I told a friend that I am transgender. He said he doesn’t know anything about it but that it sounds great. I was taken aback. My girlfriend said the same thing, that my trans-ness is not a problem, that it is good. It doesn’t seem that simple.
Yes, realizing who I am is like standing under a waterfall in 120 degree heat, an overwhelming and unparalleled experience of joy, so epic, so wonderful; it brings me to tears. I love myself. But I miss humanity. I miss the simple pleasure of watching a movie and saying, “me too.” I miss meeting new people and really getting to know them. I feel fortunate now to keep the friends I have. It’s daunting.
I am lonelier than I’ve ever been. I feel disconnected from people and places that I’ve known. I can’t remember their names. It feels like five years have passed and it’s only been eight months.
Yet, I feel a strange and powerful sense of achievement. Yes, I am a woman. I feel confident in myself and my abilities, more human, more complete. But it costs. I feel like I’m in outer space, that I have achieved the unachievable and am so far away from where I started that nothing matters.
Sometimes I dream that I am an astronaut on another planet. When I look back home to Earth, it is the only place I want to be.
Awake, I promise myself that I will find my home someday, somewhere I can feel a part of. It’s so far away.
I’m a trans girl. I’ve known this for half a year now and had spent the vast majority of my life as male. I strived to live up to the male ideal, fulfill male conventions. I lived life as a man. I did not have a clue that I was another gender. Sure, my friends would make fun of me for being soft spoken, with feminine posture and long hair, but that was just upsetting.

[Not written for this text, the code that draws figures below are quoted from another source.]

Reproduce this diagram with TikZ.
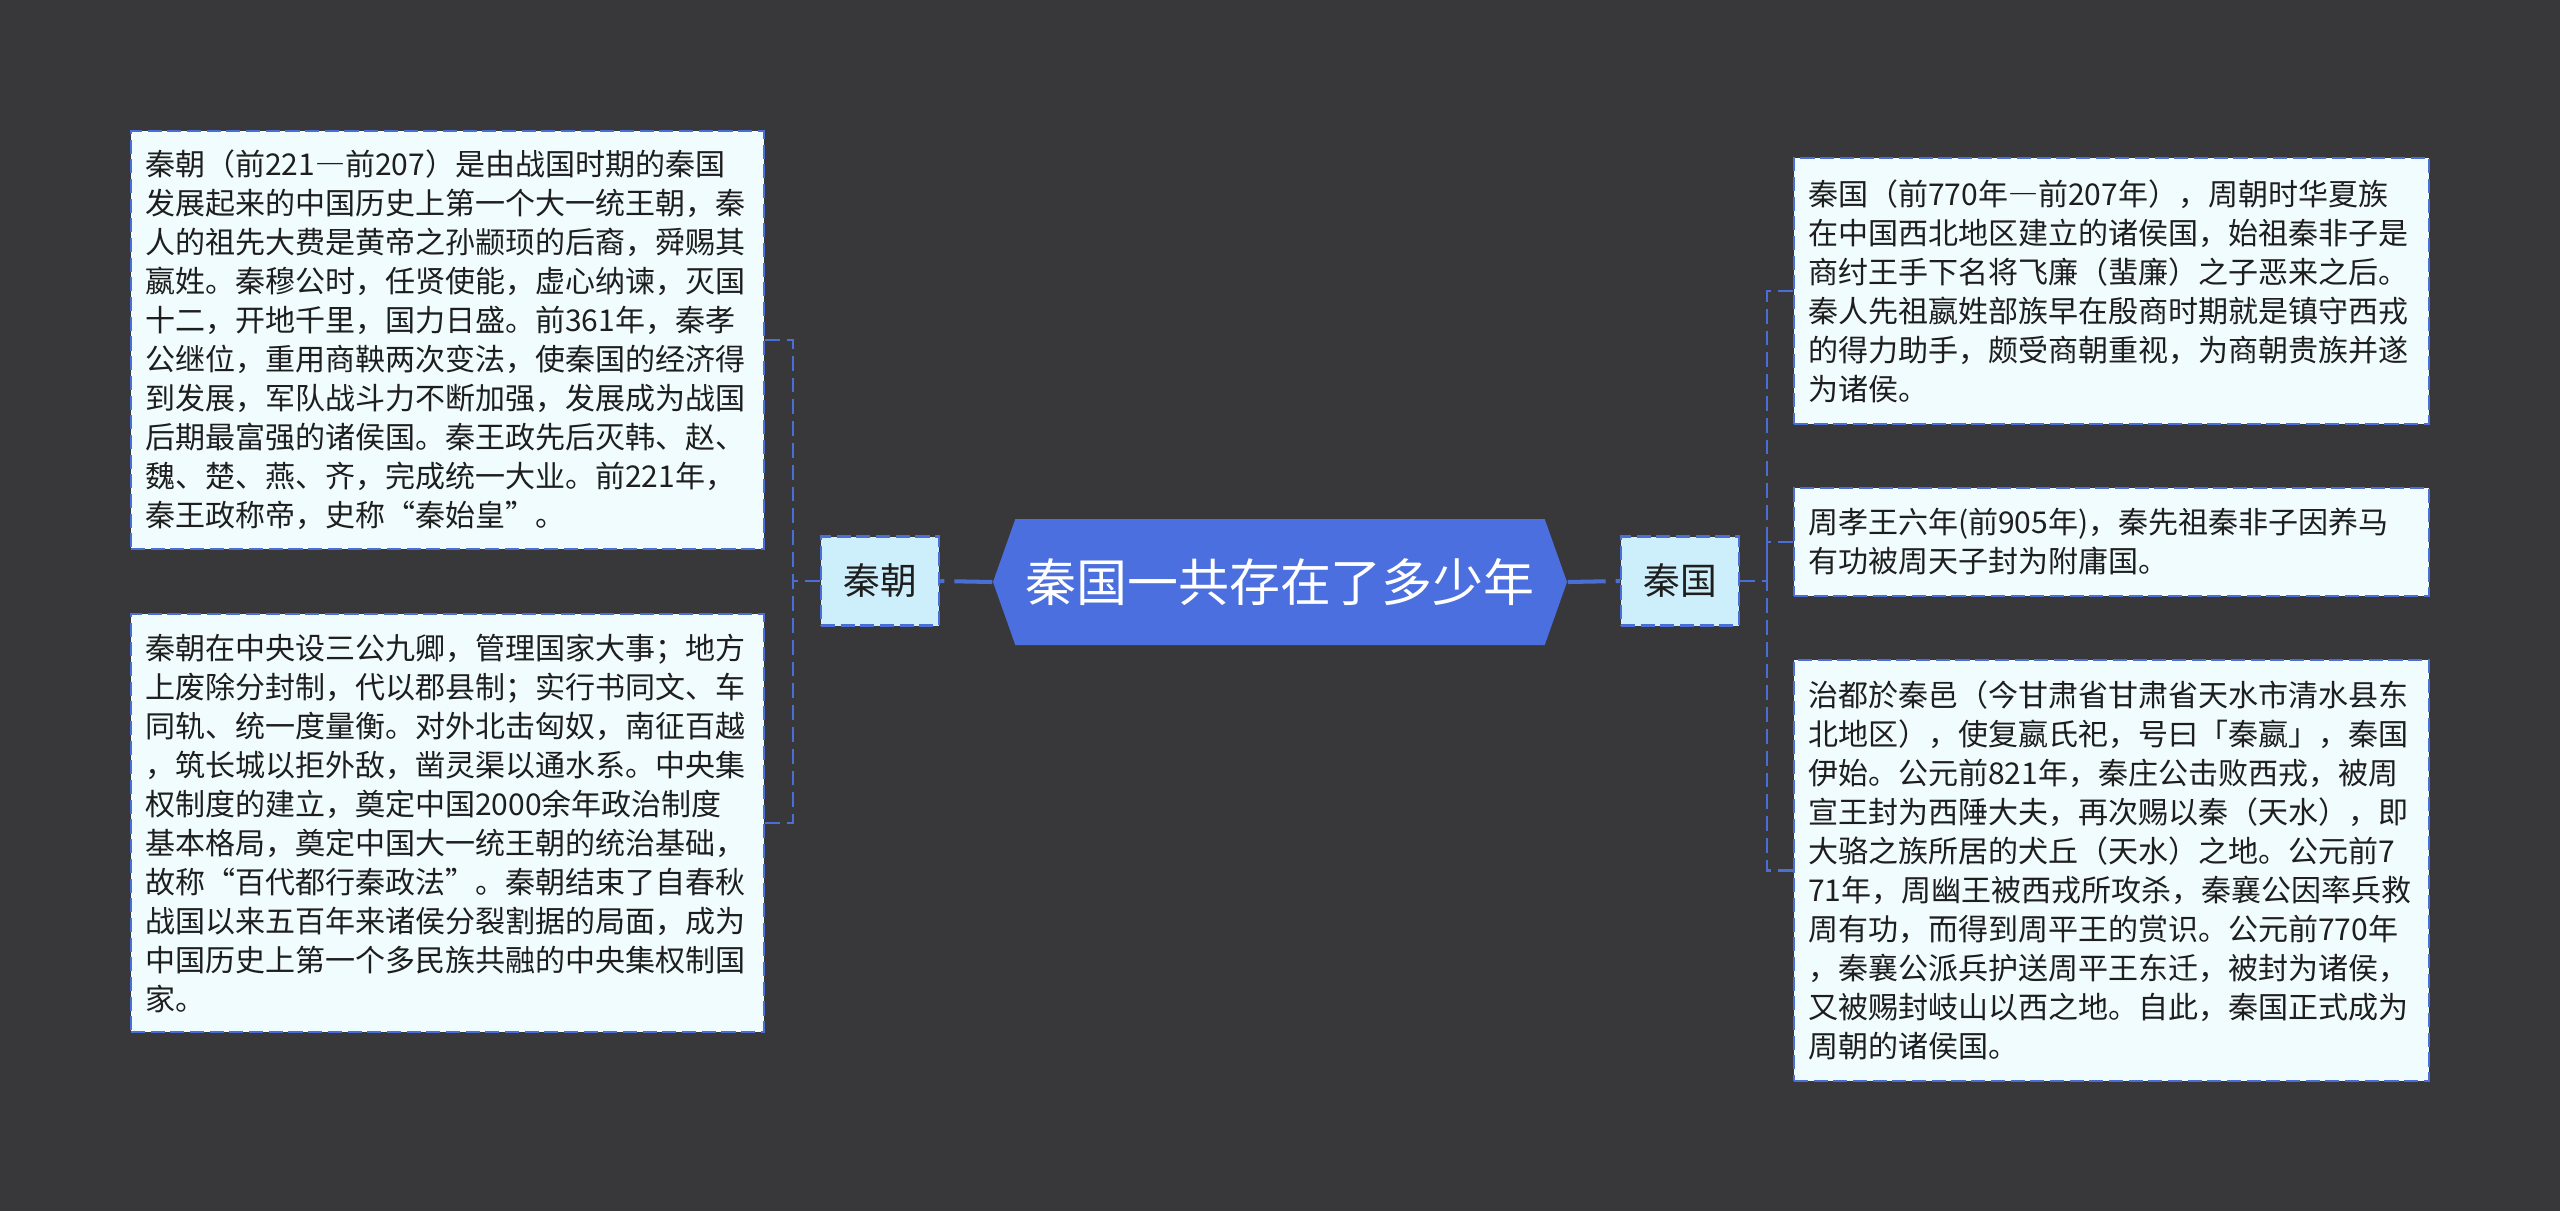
\documentclass[tikz,border=0pt]{standalone}
\usepackage{fontspec}
\setmainfont{Noto Sans CJK SC}
\usepackage{tikz}
\usetikzlibrary{shapes.symbols}

\definecolor{bgdark}{HTML}{38383A}
\definecolor{lineblue}{HTML}{4A6ED6}
\definecolor{rootblue}{HTML}{4B6FDF}
\definecolor{midfill}{HTML}{CDEEFB}
\definecolor{leaffill}{HTML}{F1FCFE}
\definecolor{inkdark}{HTML}{1E1E1E}
% full width dash
\newcommand{\wdash}{{\addfontfeature{CharacterWidth=Full}—}}

\begin{document}
\begin{tikzpicture}[
    infobox/.style={draw=lineblue, fill=leaffill, line width=0.7pt,
      dash pattern=on 4pt off 1.6pt, text=inkdark, align=left,
      text width=6.05cm, inner xsep=0.14cm, minimum width=6.33cm,
      font=\fontsize{8.54pt}{11.1pt}\selectfont},
    midbox/.style={draw=lineblue, fill=midfill, line width=0.7pt,
      dash pattern=on 4pt off 1.6pt, text=inkdark,
      minimum width=1.18cm, minimum height=0.89cm, inner sep=0pt,
      font=\fontsize{10.45pt}{12pt}\selectfont},
    trunk/.style={draw=lineblue, line width=1.15pt, dash pattern=on 10.8pt off 2.85pt},
    twig/.style={draw=lineblue, line width=0.8pt, dash pattern=on 4.2pt off 2pt}
  ]
  % canvas 2560x1211, 1px = 0.01cm
  \fill[bgdark] (0,0) rectangle (25.6,-12.11);
  \useasboundingbox (0,0) rectangle (25.6,-12.11);

  % topic
  \node[signal, signal to=west and east, signal pointer angle=141,
    fill=rootblue, text=white, minimum width=5.74cm, minimum height=1.26cm,
    inner sep=0pt, font=\fontsize{14.5pt}{16pt}\selectfont]
    (root) at (12.80,-5.82) {秦国一共存在了多少年};

  % branches
  \node[midbox] (qinchao) at (8.80,-5.81) {秦朝};
  \node[midbox] (qinguo) at (16.80,-5.81) {秦国};

  % left leaves
  \node[infobox, minimum height=4.18cm] (chaoA) at (4.475,-3.40) {%
    秦朝（前221\wdash 前207）是由战国时期的秦国\\
    发展起来的中国历史上第一个大一统王朝，秦\\
    人的祖先大费是黄帝之孙颛顼的后裔，舜赐其\\
    嬴姓。秦穆公时，任贤使能，虚心纳谏，灭国\\
    十二，开地千里，国力日盛。前361年，秦孝\\
    公继位，重用商鞅两次变法，使秦国的经济得\\
    到发展，军队战斗力不断加强，发展成为战国\\
    后期最富强的诸侯国。秦王政先后灭韩、赵、\\
    魏、楚、燕、齐，完成统一大业。前221年，\\
    秦王政称帝，史称“秦始皇”。};
  \node[infobox, minimum height=4.18cm] (chaoB) at (4.475,-8.23) {%
    秦朝在中央设三公九卿，管理国家大事；地方\\
    上废除分封制，代以郡县制；实行书同文、车\\
    同轨、统一度量衡。对外北击匈奴，南征百越\\
    ，筑长城以拒外敌，凿灵渠以通水系。中央集\\
    权制度的建立，奠定中国2000余年政治制度\\
    基本格局，奠定中国大一统王朝的统治基础，\\
    故称“百代都行秦政法”。秦朝结束了自春秋\\
    战国以来五百年来诸侯分裂割据的局面，成为\\
    中国历史上第一个多民族共融的中央集权制国\\
    家。};

  % right leaves
  \node[infobox, minimum height=2.66cm, text width=6.07cm, minimum width=6.35cm]
    (guoA) at (21.115,-2.91) {%
    秦国（前770年\wdash 前207年），周朝时华夏族\\
    在中国西北地区建立的诸侯国，始祖秦非子是\\
    商纣王手下名将飞廉（蜚廉）之子恶来之后。\\
    秦人先祖嬴姓部族早在殷商时期就是镇守西戎\\
    的得力助手，颇受商朝重视，为商朝贵族并遂\\
    为诸侯。};
  \node[infobox, minimum height=1.08cm, text width=6.07cm, minimum width=6.35cm]
    (guoB) at (21.115,-5.42) {%
    周孝王六年(前905年)，秦先祖秦非子因养马\\
    有功被周天子封为附庸国。};
  \node[infobox, minimum height=4.21cm, text width=6.07cm, minimum width=6.35cm]
    (guoC) at (21.115,-8.705) {%
    治都於秦邑（今甘肃省甘肃省天水市清水县东\\
    北地区），使复嬴氏祀，号曰「秦嬴」，秦国\\
    伊始。公元前821年，秦庄公击败西戎，被周\\
    宣王封为西陲大夫，再次赐以秦（天水），即\\
    大骆之族所居的犬丘（天水）之地。公元前7\\
    71年，周幽王被西戎所攻杀，秦襄公因率兵救\\
    周有功，而得到周平王的赏识。公元前770年\\
    ，秦襄公派兵护送周平王东迁，被封为诸侯，\\
    又被赐封岐山以西之地。自此，秦国正式成为\\
    周朝的诸侯国。};

  % connectors
  \coordinate (lfork) at (7.93,-5.81);
  \coordinate (rfork) at (17.67,-5.81);
  \draw[trunk] (root.west) -- (qinchao.east);
  \draw[trunk] (root.east) -- (qinguo.west);
  \draw[twig] (qinchao.west) -- (lfork);
  \draw[twig] (chaoA.east) -| (lfork);
  \draw[twig] (chaoB.east) -| (lfork);
  \draw[twig] (qinguo.east) -- (rfork);
  \draw[twig] (guoA.west) -| (rfork);
  \draw[twig] (guoB.west) -| (rfork);
  \draw[twig] (guoC.west) -| (rfork);
\end{tikzpicture}
\end{document}
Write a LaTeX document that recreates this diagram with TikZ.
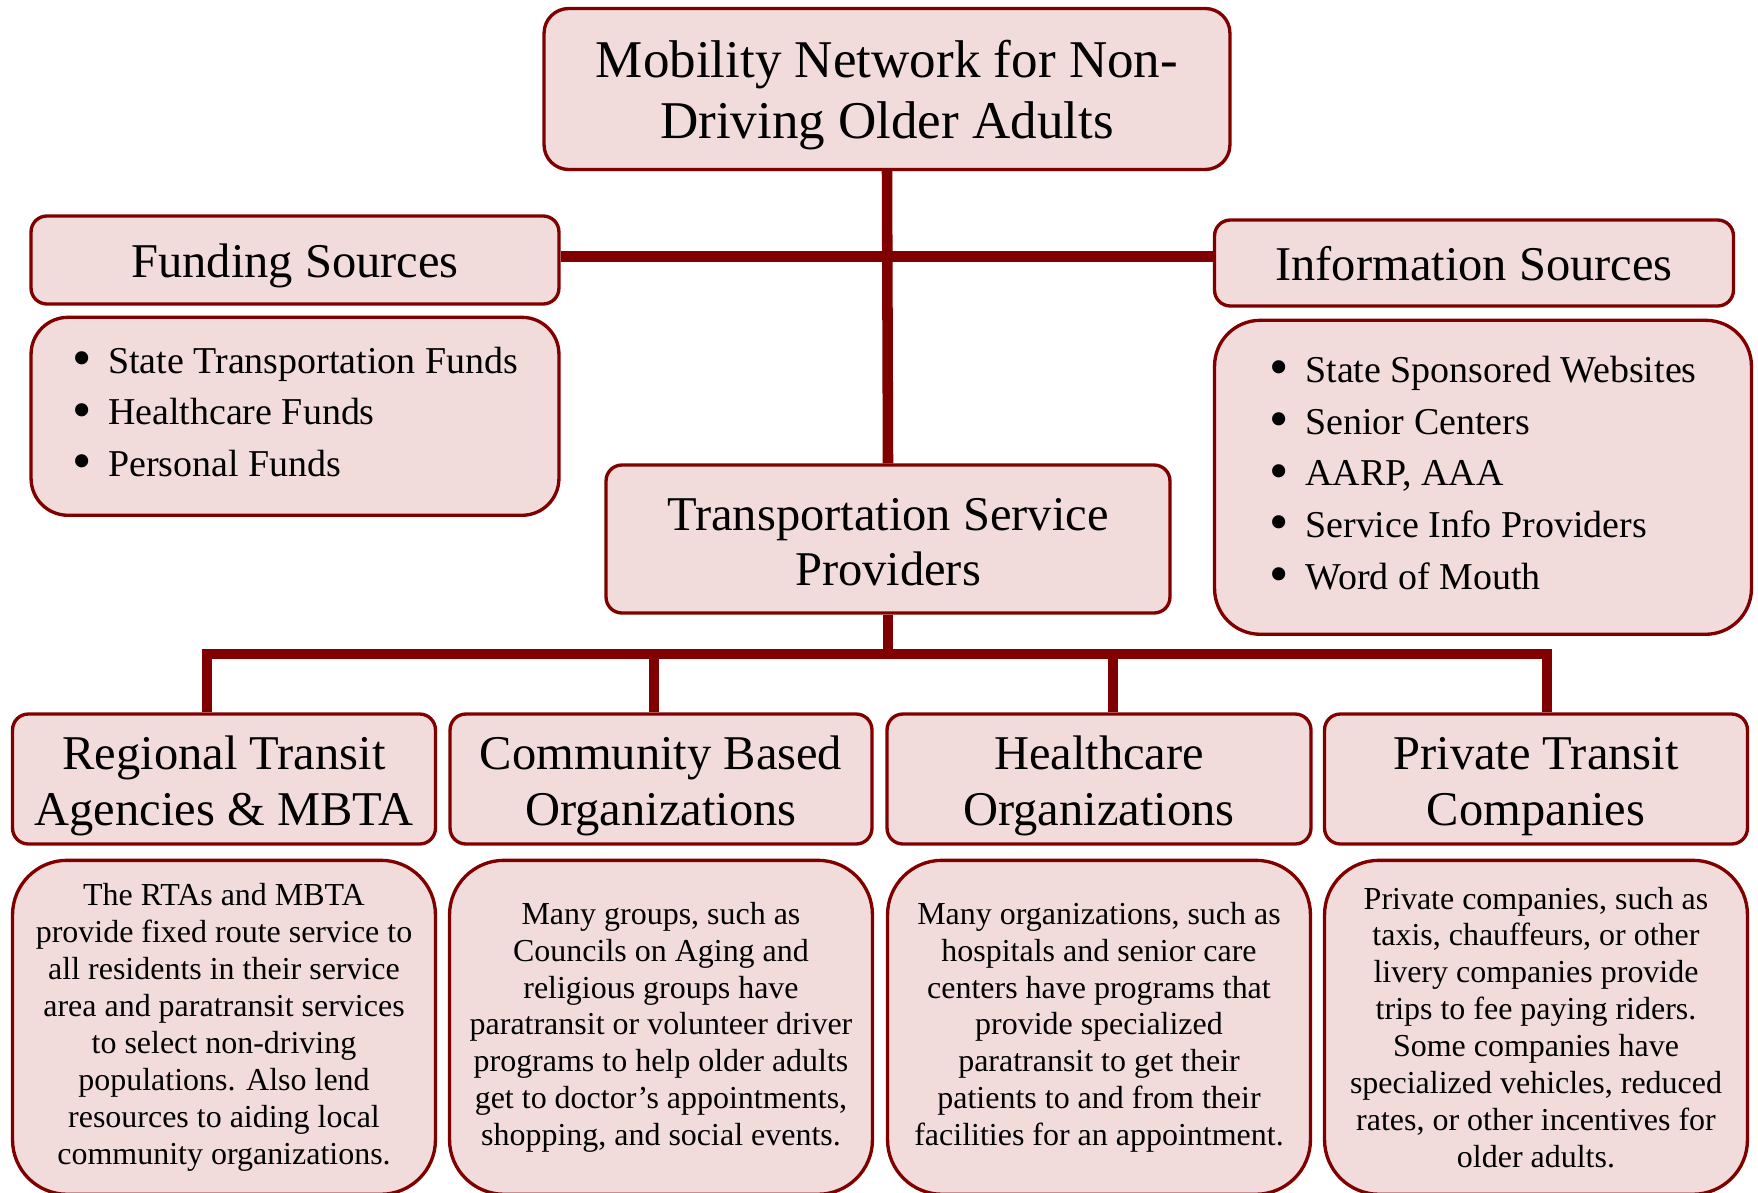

One day I was really hung over and it occurred to me, “Hey, maybe I’m a woman.” I thought I was tripping but the idea stuck with me. Eventually I told my GF about it, and then it was a thing. For the next three months I was physically ill (flu season), literally beside myself (myself!) and still without a clue. I talked to my shrink, I talked to my other shrink, my Mom, my FTM trans friends, and they asked, “Well, how do you know?” There is no way to answer this question, which apparently everyone will ask you if you tell them you’re another gender.
You can talk to your hair dresser, you can shave or not shave, you can go through seven bottles of nail polish, you can consider gender reassignment surgery. All of these things have plusses and minuses but I felt alone and disconnected from the world as I obsessed about my options. There didn’t seem to be a path forward for me or other trans people who do not plan to undergo gender reassignment surgery or hormone therapy. It’s like a new thing, exciting and scary and new. Should I consider myself lucky?
I didn’t go very far with my appearance and left my hormones unmodified. I still look like a man, a man with an angled bob haircut and clear nail polish, but these things are subtle. These things are a delicate balancing act between social norms and the sense that I am on acid. Why do I say that? Because realizing that you’re a trans girl after being a cis guy for 20+ years is like being on an acid trip that you’ve somehow gotten used to.